Ce 27 juin, la famille devait être expulsée. Mais, en racontant l’histoire de la famille Benítez dans une courte vidéo postée sur Youtube, baptisée Bankia sin alma (Bankia sans âme), le journaliste Alberto Almansa est parvenu à enflammer les réseaux sociaux. A tel point que l’agence de Bankia à Cordoue a convoqué Maria pour un rendez-vous ce vendredi matin. Devant les portes, la plate-forme Stop Desahucios (Stop expulsions) a mobilisé une centaine de personnes venues la soutenir. La mobilisation a porté ses fruits : la directrice d’agence a accepté de repousser du 27 juin au 27 juillet la date de l’expulsion, le temps d’examiner la requête de María, qui demande de rendre la maison en échange de l’effacement de la dette et de pouvoir continuer à y vivre moyennant le paiement d’un petit loyer. En attendant le verdict de la banque, combien d’autres familles seront expulsées dans l’anonymat?
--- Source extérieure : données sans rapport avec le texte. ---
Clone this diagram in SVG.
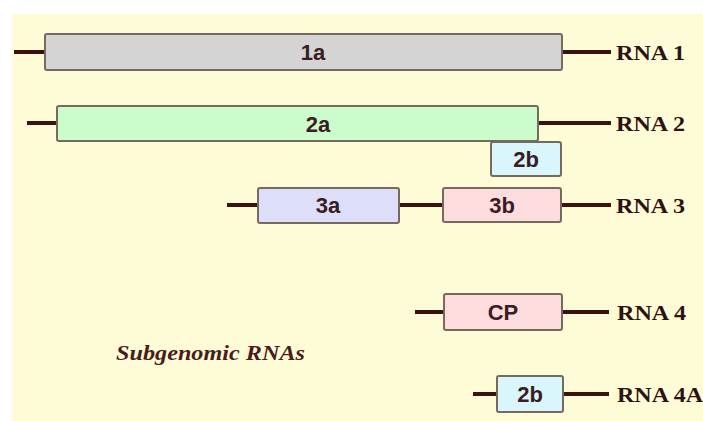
<svg xmlns="http://www.w3.org/2000/svg" width="703" height="421" viewBox="0 0 703 421">
  <style>
    .rna { stroke: #3a1212; stroke-width: 4; fill: none; }
    .gene { stroke: #776860; stroke-width: 2; }
    .glabel { font-family: "Liberation Sans", Arial, sans-serif; font-weight: bold; font-size: 22px; fill: #3a1c22; text-anchor: middle; }
    .rlabel { font-family: "Liberation Serif", "Times New Roman", serif; font-weight: bold; font-size: 21px; fill: #2e1212; }
    .note { font-family: "Liberation Serif", "Times New Roman", serif; font-weight: bold; font-style: italic; font-size: 20px; fill: #4a1c1c; }
  </style>
  <rect x="0" y="0" width="703" height="421" fill="#ffffff"/>
  <rect x="12" y="14" width="691" height="407" fill="#fefcd6"/>

  <!-- RNA strands -->
  <g id="connectors">
    <line class="rna" x1="14" y1="52" x2="45" y2="52"/>
    <line class="rna" x1="562" y1="52" x2="611" y2="52"/>
    <line class="rna" x1="27" y1="123" x2="57" y2="123"/>
    <line class="rna" x1="538" y1="123" x2="611" y2="123"/>
    <line class="rna" x1="227" y1="205" x2="258" y2="205"/>
    <line class="rna" x1="399" y1="205" x2="443" y2="205"/>
    <line class="rna" x1="561" y1="205" x2="611" y2="205"/>
    <line class="rna" x1="415" y1="312" x2="444" y2="312"/>
    <line class="rna" x1="562" y1="312" x2="609" y2="312"/>
    <line class="rna" x1="473" y1="394" x2="497" y2="394"/>
    <line class="rna" x1="563" y1="394" x2="609" y2="394"/>
  </g>

  <g id="gene-1a">
    <rect class="gene" x="45" y="34" width="517" height="36" rx="2" fill="#d4d4d4"/>
    <text class="glabel" x="313" y="60">1a</text>
  </g>
  <g id="gene-2a">
    <rect class="gene" x="57" y="106" width="481" height="35" rx="2" fill="#ccfccc"/>
    <text class="glabel" x="318" y="132">2a</text>
  </g>
  <g id="gene-2b">
    <rect class="gene" x="491" y="142" width="70" height="34" rx="2" fill="#d8f6fc"/>
    <text class="glabel" x="526" y="167">2b</text>
  </g>
  <g id="gene-3a">
    <rect class="gene" x="258" y="188" width="141" height="35" rx="2" fill="#dcdefa"/>
    <text class="glabel" x="328" y="213">3a</text>
  </g>
  <g id="gene-3b">
    <rect class="gene" x="443" y="188" width="118" height="34" rx="2" fill="#fcdcdc"/>
    <text class="glabel" x="502" y="213">3b</text>
  </g>
  <g id="gene-cp">
    <rect class="gene" x="444" y="294" width="118" height="36" rx="2" fill="#fcdcdc"/>
    <text class="glabel" x="503" y="320">CP</text>
  </g>
  <g id="gene-2b-sub">
    <rect class="gene" x="497" y="376" width="66" height="36" rx="2" fill="#d8f6fc"/>
    <text class="glabel" x="530" y="402">2b</text>
  </g>

  <g id="labels">
    <text class="rlabel" x="616" y="60" textLength="69" lengthAdjust="spacingAndGlyphs">RNA 1</text>
    <text class="rlabel" x="616" y="131" textLength="69" lengthAdjust="spacingAndGlyphs">RNA 2</text>
    <text class="rlabel" x="616" y="213" textLength="69" lengthAdjust="spacingAndGlyphs">RNA 3</text>
    <text class="rlabel" x="617" y="320" textLength="69" lengthAdjust="spacingAndGlyphs">RNA 4</text>
    <text class="rlabel" x="617" y="402" textLength="86" lengthAdjust="spacingAndGlyphs">RNA 4A</text>
    <text class="note" x="116" y="360" textLength="189" lengthAdjust="spacingAndGlyphs">Subgenomic RNAs</text>
  </g>
</svg>
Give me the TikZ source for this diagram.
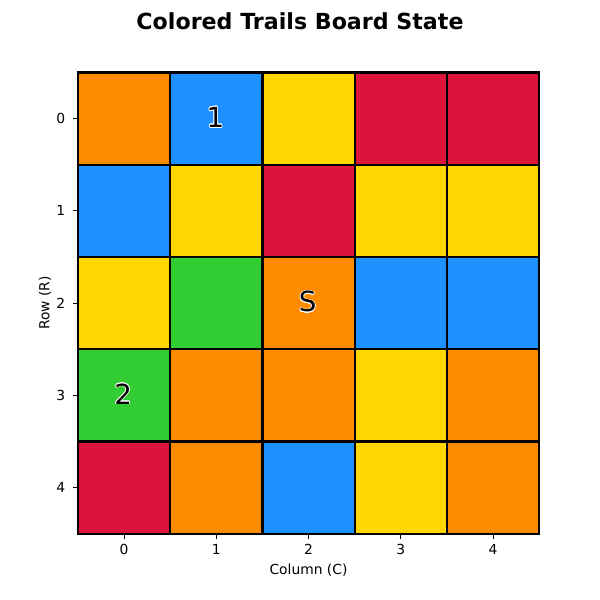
\documentclass[tikz,border=0pt]{standalone}
\usepackage{fontspec}
\setmainfont{DejaVu Sans}
\usepackage{contour}
\contourlength{0.5pt}
\definecolor{tOrange}{HTML}{FF8C00}
\definecolor{tBlue}{HTML}{1E90FF}
\definecolor{tYellow}{HTML}{FFD700}
\definecolor{tRed}{HTML}{DC143C}
\definecolor{tGreen}{HTML}{32CD32}
\tikzset{
  cell/.style={draw=black,line width=1.5pt},
  ticklabel/.style={font=\fontsize{10}{12}\selectfont},
  boardlabel/.style={font=\fontsize{20}{24}\selectfont}
}
\begin{document}
\begin{tikzpicture}[x=0.01in,y=-0.01in]
\useasboundingbox (0,0) rectangle (600,600);
\def\cs{92.25}
% board cells
\foreach \r/\row in {0/{tOrange,tBlue,tYellow,tRed,tRed},
                     1/{tBlue,tYellow,tRed,tYellow,tYellow},
                     2/{tYellow,tGreen,tOrange,tBlue,tBlue},
                     3/{tGreen,tOrange,tOrange,tYellow,tOrange},
                     4/{tRed,tOrange,tBlue,tYellow,tOrange}}{
  \foreach \col [count=\c from 0] in \row {
    \filldraw[cell,fill=\col] (78+\cs*\c,72.5+\cs*\r) rectangle ++(\cs,\cs);
  }
}
% ticks
\foreach \i in {0,...,4}{
  \draw[line width=0.6pt] (78+\cs*\i+\cs/2,534) -- ++(0,5);
  \node[ticklabel] (cl\i) at (78+\cs*\i+\cs/2,549) {\i};
  \draw[line width=0.6pt] (78,72.5+\cs*\i+\cs/2) -- ++(-5,0);
  \node[ticklabel,anchor=east] (rl\i) at (70,72.5+\cs*\i+\cs/2) {\i};
}
% markers on the board
\node[boardlabel] (one) at (78+\cs*1.5-1,72.5+\cs*0.5-1) {\contour{white}{1}};
\node[boardlabel] (start) at (78+\cs*2.5-1,72.5+\cs*2.5-1) {\contour{white}{S}};
\node[boardlabel] (two) at (78+\cs*0.5-1,72.5+\cs*3.5-1) {\contour{white}{2}};

\node[font=\fontsize{16}{19}\selectfont\bfseries] (title) at (300,21) {Colored Trails Board State};
\node[ticklabel] (xlab) at (308.5,570) {Column (C)};
\node[ticklabel,rotate=90] (ylab) at (45,303) {Row (R)};
\end{tikzpicture}
\end{document}
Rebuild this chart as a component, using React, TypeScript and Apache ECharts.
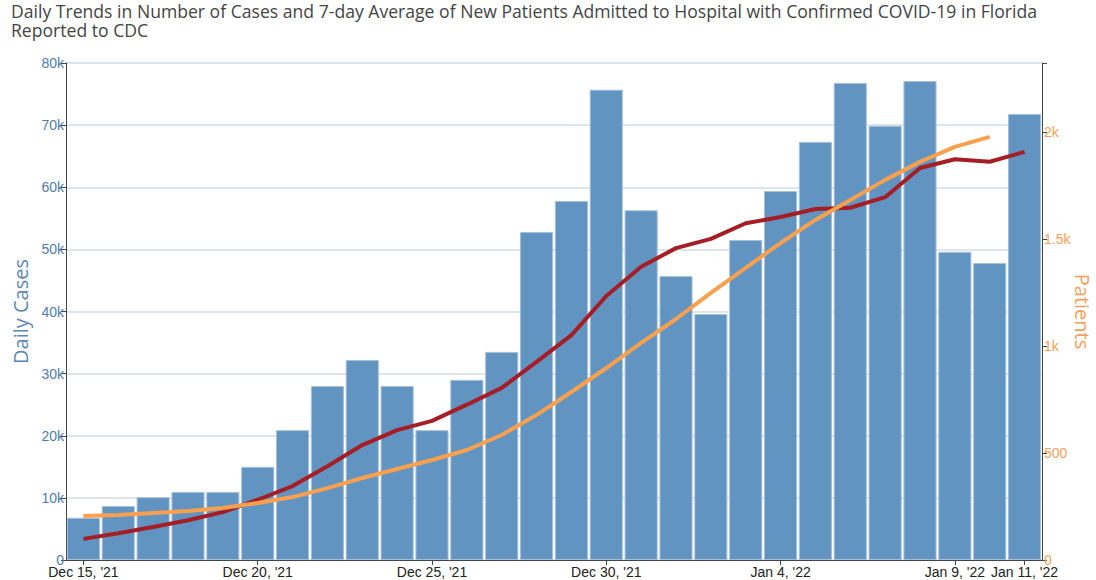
import React, { useEffect, useRef } from "react";
import * as echarts from "echarts";

const dates = [
  "Dec 15, '21", "Dec 16, '21", "Dec 17, '21", "Dec 18, '21", "Dec 19, '21",
  "Dec 20, '21", "Dec 21, '21", "Dec 22, '21", "Dec 23, '21", "Dec 24, '21",
  "Dec 25, '21", "Dec 26, '21", "Dec 27, '21", "Dec 28, '21", "Dec 29, '21",
  "Dec 30, '21", "Dec 31, '21", "Jan 1, '22", "Jan 2, '22", "Jan 3, '22",
  "Jan 4, '22", "Jan 5, '22", "Jan 6, '22", "Jan 7, '22", "Jan 8, '22",
  "Jan 9, '22", "Jan 10, '22", "Jan 11, '22",
];
const shownLabels = [0, 5, 10, 15, 20, 25, 27];

const dailyCases = [
  6800, 8700, 10100, 10950, 10950, 15000, 20900, 28000, 32200, 28000,
  20900, 29000, 33500, 52800, 57800, 75700, 56300, 45700, 39600, 51500,
  59400, 67300, 76800, 69900, 77100, 49600, 47800, 71800,
];
const casesAvg7 = [
  3400, 4300, 5300, 6400, 7700, 9700, 11900, 15100, 18500, 20900,
  22400, 25000, 27700, 31900, 36200, 42500, 47200, 50200, 51700, 54200,
  55200, 56500, 56700, 58400, 63100, 64500, 64100, 65700,
];
const patientsAvg7 = [
  206, 210, 220, 229, 243, 266, 294, 336, 383, 425,
  467, 514, 584, 678, 785, 897, 1014, 1126, 1248, 1365,
  1481, 1589, 1682, 1776, 1860, 1930, 1977, null,
];

const casesTicks = [0, 10000, 20000, 30000, 40000, 50000, 60000, 70000, 80000];
const patientTicks = [0, 500, 1000, 1500, 2000];

const fmtK = (v: number) => (v === 0 ? "0" : v / 1000 + "k");

export default function App() {
  const ref = useRef<HTMLDivElement>(null);
  useEffect(() => {
    if (!ref.current) return;
    const chart = echarts.init(ref.current, undefined, { renderer: "svg" });
    chart.setOption({
      animation: false,
      backgroundColor: "#ffffff",
      title: {
        text:
          "Daily Trends in Number of Cases and 7-day Average of New Patients Admitted to Hospital with Confirmed COVID-19 in Florida\nReported to CDC",
        left: 6,
        top: -4,
        textStyle: {
          fontFamily: "Open Sans",
          fontSize: 17.6,
          fontWeight: "normal",
          color: "#444444",
          lineHeight: 19,
        },
      },
      grid: {
        left: 66,
        right: 54,
        top: 63,
        bottom: 20,
        containLabel: false,
        outerBoundsMode: "none",
      },
      xAxis: {
        type: "category",
        data: dates,
        axisLine: { show: true, lineStyle: { color: "#444444", width: 1 } },
        axisTick: {
          show: true,
          alignWithLabel: true,
          length: 5,
          interval: (i: number) => shownLabels.includes(i),
          lineStyle: { color: "#444444" },
        },
        axisLabel: {
          interval: (i: number) => shownLabels.includes(i),
          color: "#222222",
          fontFamily: "Arial, Liberation Sans",
          fontSize: 14,
          margin: 5,
          hideOverlap: false,
        },
      },
      yAxis: [
        {
          type: "value",
          min: 0,
          max: 80000,
          interval: 10000,
          name: "Daily Cases",
          nameLocation: "middle",
          nameGap: 36,
          nameMoveOverlap: false,
          nameTextStyle: { color: "#5b86b5", fontSize: 20, fontFamily: "Open Sans" },
          axisLine: { show: true, lineStyle: { color: "#444444" } },
          axisTick: { show: true, length: 5, lineStyle: { color: "#444444" } },
          axisLabel: {
            formatter: (v: number) => (casesTicks.includes(v) ? fmtK(v) : ""),
            color: "#4f7cac",
            fontFamily: "Arial, Liberation Sans",
            fontSize: 14,
            margin: 2,
          },
          splitLine: { show: true, lineStyle: { color: "#d2dce7", width: 1.5 } },
        },
        {
          type: "value",
          min: 0,
          max: 2322,
          interval: 500,
          name: "Patients",
          nameLocation: "middle",
          nameGap: 30,
          nameRotate: -90,
          nameMoveOverlap: false,
          nameTextStyle: { color: "#f5a05a", fontSize: 20, fontFamily: "Open Sans" },
          position: "right",
          axisLine: { show: true, lineStyle: { color: "#444444" } },
          axisTick: { show: true, length: 5, lineStyle: { color: "#444444" } },
          axisLabel: {
            formatter: (v: number) =>
              patientTicks.includes(v) ? (v >= 1000 ? v / 1000 + "k" : String(v)) : "",
            color: "#f5a05a",
            fontFamily: "Arial, Liberation Sans",
            fontSize: 14,
            margin: 2,
          },
          splitLine: { show: false },
        },
      ],
      series: [
        {
          name: "Daily Cases",
          type: "bar",
          yAxisIndex: 0,
          data: dailyCases,
          barCategoryGap: "5%",
          itemStyle: { color: "#6294c1", borderColor: "#a6c0da", borderWidth: 1 },
          z: 1,
        },
        {
          name: "7-day Average Cases",
          type: "line",
          yAxisIndex: 0,
          data: casesAvg7,
          symbol: "none",
          lineStyle: { color: "#a51e26", width: 4 },
          z: 3,
        },
        {
          name: "7-day Average Patients",
          type: "line",
          yAxisIndex: 1,
          data: patientsAvg7,
          symbol: "none",
          connectNulls: false,
          lineStyle: { color: "#f9a04f", width: 4 },
          z: 4,
        },
      ],
    });
    return () => chart.dispose();
  }, []);
  return (
    <div
      ref={ref}
      style={{ position: "absolute", left: 0, top: 0, width: 1096, height: 580 }}
    />
  );
}
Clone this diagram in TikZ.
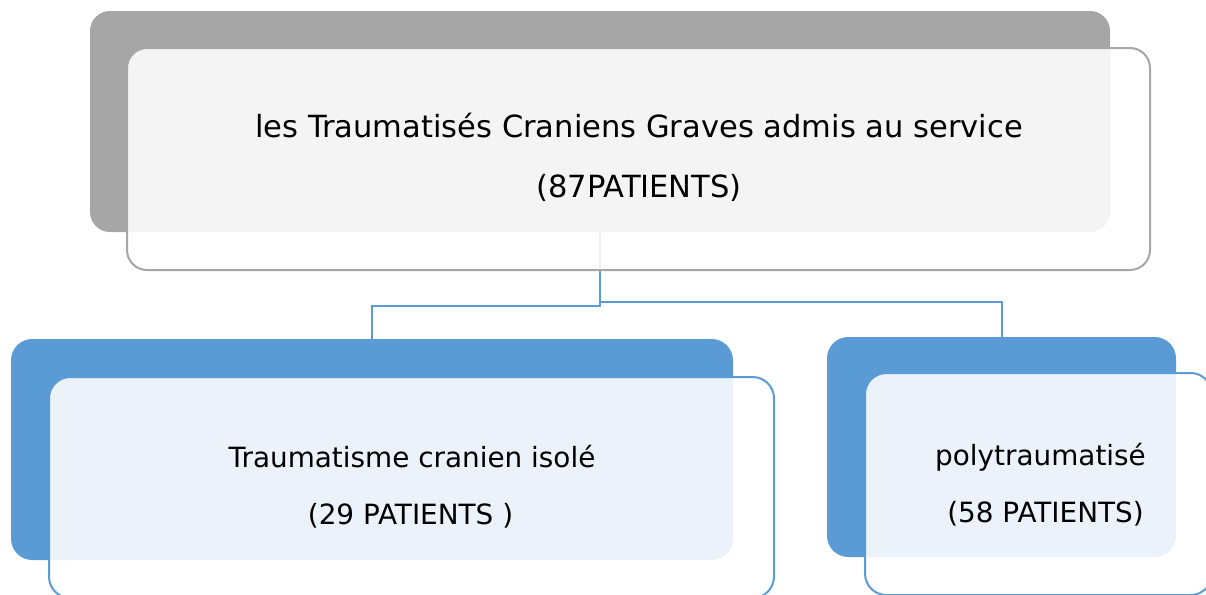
\documentclass[tikz,border=0pt]{standalone}
\usepackage{fontspec}
\setmainfont{DejaVu Sans}
\definecolor{grayback}{HTML}{A6A6A6}
\definecolor{blueback}{HTML}{5B9BD5}
\begin{document}
\begin{tikzpicture}[x=0.75pt,y=-0.75pt,
  box/.style={rectangle,rounded corners=15pt,inner sep=0pt,outer sep=0pt},
  backgray/.style={box,fill=grayback},
  backblue/.style={box,fill=blueback,rounded corners=16pt},
  frontgray/.style={box,fill=white,fill opacity=0.88,draw=grayback,line width=1.5pt},
  frontblue/.style={box,fill=white,fill opacity=0.88,draw=blueback,line width=1.5pt,rounded corners=16pt},
  conn/.style={draw=blueback,line width=1.5pt},
  bigtxt/.style={anchor=base,inner sep=0pt,font=\fontsize{22.9pt}{27pt}\selectfont},
  smalltxt/.style={anchor=base,inner sep=0pt,font=\fontsize{20.9pt}{25pt}\selectfont}]
\useasboundingbox (0,0) rectangle (1206,594);
\clip (0,0) rectangle (1206,594);
% back boxes
\node[backgray,minimum width=765pt,minimum height=165.75pt] (tb) at (600,121.5) {};
\node[backblue,minimum width=541.5pt,minimum height=165.75pt] (lb) at (372,449.5) {};
\node[backblue,minimum width=261.75pt,minimum height=165pt] (rb) at (1001.5,447) {};
% connectors
\draw[conn] (tb.south) -- ++(0,74) -| (lb.north);
\draw[conn] (tb.south) -- ++(0,70) -| (rb.north);
% front boxes
\node[frontgray,minimum width=767.25pt,minimum height=166.5pt] (tf) at (638.5,159) {};
\node[frontblue,minimum width=543.75pt,minimum height=165.75pt] (lf) at (411.5,487.5) {};
\node[frontblue,minimum width=260.25pt,minimum height=166.5pt] (rf) at (1038.5,484) {};
% texts
\node[bigtxt] (t1) at (639,137) {les Traumatisés Craniens Graves admis au service};
\node[bigtxt] (t2) at (639,197) {(87PATIENTS)};
\node[smalltxt] (l1) at (412,467) {Traumatisme cranien isolé};
\node[smalltxt] (l2) at (410.5,524) {(29 PATIENTS )};
\node[smalltxt] (r1) at (1040.5,465) {polytraumatisé};
\node[smalltxt] (r2) at (1045.5,522) {(58 PATIENTS)};
\end{tikzpicture}
\end{document}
...et 19 milliards d'euros d'aide publique pour Bankia
L’indignation croît en Espagne au même rythme que la pauvreté. Et l’histoire de Maria rassemble tous les ingrédients pour enflammer la société. Bankia, qualifiée de “première banque en matière d’expulsions immobilières” par les “Indignés”, est sur le point de recevoir 19 milliards d’euros de l’Etat. C’est elle qui, en demandant cette aide multimilliardaire, a provoqué le déblocage du plan de sauvetage européen pour les banques espagnoles, doté de jusqu’à 100 milliards d’euros. Un scandale majuscule dans un pays où les plaintes concernant les pratiques peu honnêtes des banquiers sont monnaie courante, et où pour économiser 10 milliards d’euros, le gouvernement s’est attaqué aux piliers de l’Etat providence : l’éducation et la santé.
“Un plan de sauvetage pour les personnes, pas pour les banques” ou “Sauvons les gens, expulsons les banquiers” se lisaient sur bon nombre de pancartes ces derniers jours lors des dernières manifestations contre l’austérité et la réforme du travail (mercredi) ou le sauvetage des banques, comme celle qui a eu lieu le week-end dernier devant le siège de Bankia à Madrid et à laquelle ont participé près de 2000 personnes. Alors que le gouvernement demande des sacrifices aux Espagnols, baisse le salaire des fonctionnaires, réduit les prestations de santé ou augmente les impôts, et que de plus en plus de gens sont sur le point de se retrouver à la rue, l’aide publique que l’Espagne s’apprête à débloquer pour les banques ne passe pas.